As the White versus Petrello battle made its way through the court system, the pace of development scarcely slowed. On Potato Road, where residents must spend thousands every year to combat erosion so severe that some homes have collapsed into the ocean, one house just sold for $6.6 million and another for nearly $10 million. Two blocks from the ocean and the site of David Tepper’s future mansion, a seven-bedroom, 7,500-square-foot home just sold for around $10 million. Driving along Hedges Lane, Jane Gill, a vice president with Saunders & Associates (and a former top model for Ralph Lauren), gestures to a 30-acre plot of land. “This will be gone soon,” she says; several new homes will be built here, with 25 acres set for farm use.

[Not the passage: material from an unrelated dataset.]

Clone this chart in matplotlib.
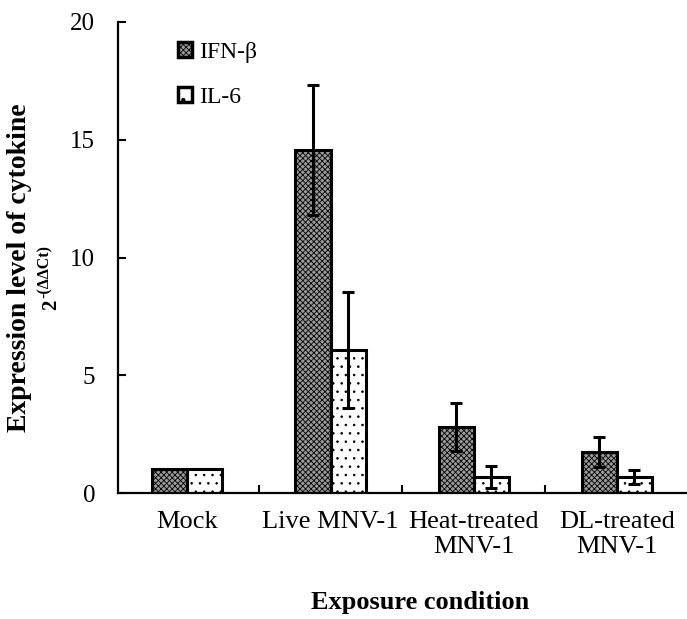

One road over, on Parsonage Lane, a freshly painted and renovated gingerbread Victorian farmhouse sparkles—Jimmy Fallon snapped it up for $5.7 million last summer and gave it a face-lift, but hasn’t made any visible alterations.

“Everybody still wants to be in Sagg,” Gill says. “These days people are willing to pay a lot more to get the feeling of living in the old-time Hamptons. People yearn for that lifestyle; even if they still go to Nick & Toni’s for dinner or spend $100 for brunch, they want to wake up next to farmland.” The village’s insistence on preserving historic buildings and setting aside farmland doesn’t bother buyers, either; while they want to be able to build their dream home, they don’t want to feel hemmed in. “People simply want to be in Sagaponack,” Gill says.

And so do many of the locals—as long as they can figure out how. Lee Foster, the deputy mayor of the village and wife of farmer Cliff Foster, says that the recent impetus by foodies to source locally is a boon. “The push to know where our food comes from is a big help in conserving farmland,” she says, before dashing outdoors with a shotgun to chase a fox off the premises. Meanwhile, initiatives from entities like the Peconic Land Trust will help longtime farm families stay on their properties. For instance, the trust spent $6 million to acquire 7.6 acres of farmland, once owned by the Hopping family, that fronted Sagg Main Street. The fear was that a hedge fund buyer might have snapped it up and forced Jim and Jennifer Pike to close their farm stand, a summer landmark. “Oh, they have the best corn in the Hamptons,” says Gill. “My mouth waters just thinking about it.”

But the Land Trust resold the land to the Pikes for only $167,200, in order to save the farm stand. It will have been a small price to pay if it and similar initiatives manage to ease any tensions between the newcomers and longtimers and ensure that the Sagaponack both groups enjoy is preserved for the next generation.